It should have been priority long ago

I had to chuckle when I read about the Everett police making car theft one of their priorities (“Cracking car thefts,” May 24). When my Jeep was stolen last year in downtown Everett, I had to wait a half-hour for an officer to show up while I watched another officer eat directly across the street where my vehicle was stolen. When I approached the officer, I was told that someone would be there shortly. Then he went back to eating.

Luckily, I found my own Jeep the next day, as the thief had used my cell phone to make calls. I tracked down the name of someone who knew where my Jeep had been abandoned by calling all the numbers from a call log provided by my carrier. The police had the same information, which I had turned into them, but my wife, Linda, and I did the detective work.

When a Snohomish County Sheriff’s deputy showed up to help me get my vehicle towed out of the mud-hole it was buried in, he went on about how short of manpower they are to make car theft a priority.

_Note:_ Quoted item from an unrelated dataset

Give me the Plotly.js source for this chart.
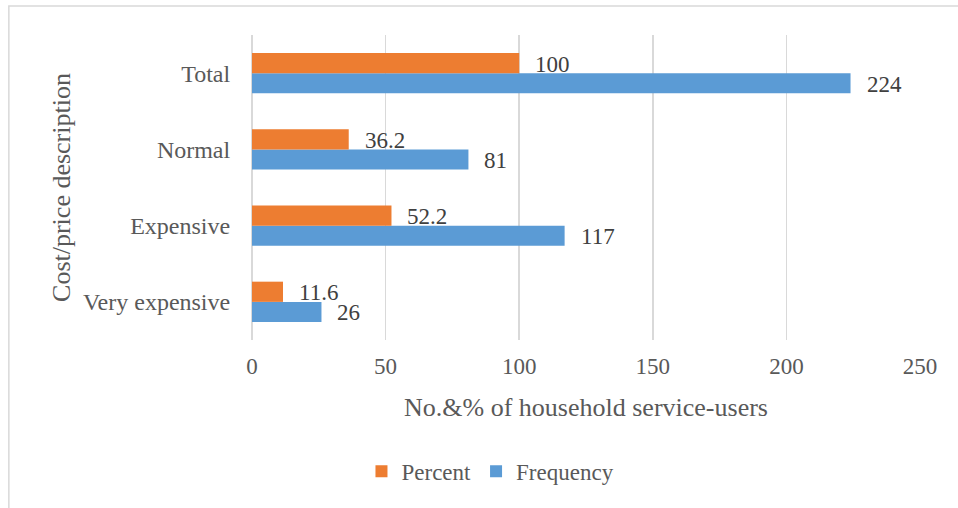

When I went to the Everett Police Department, I turned in the phone list to the officer at the front window. I was referred to a detective. The detective was too busy, and I have yet to hear from him or any other detective. It has been about a year now.

The mission statement at the Everett Police Department reads: “To proudly serve our community by providing quality police services that protect life and property while safeguarding personal rights.”

I am glad you guys are finally up to the task.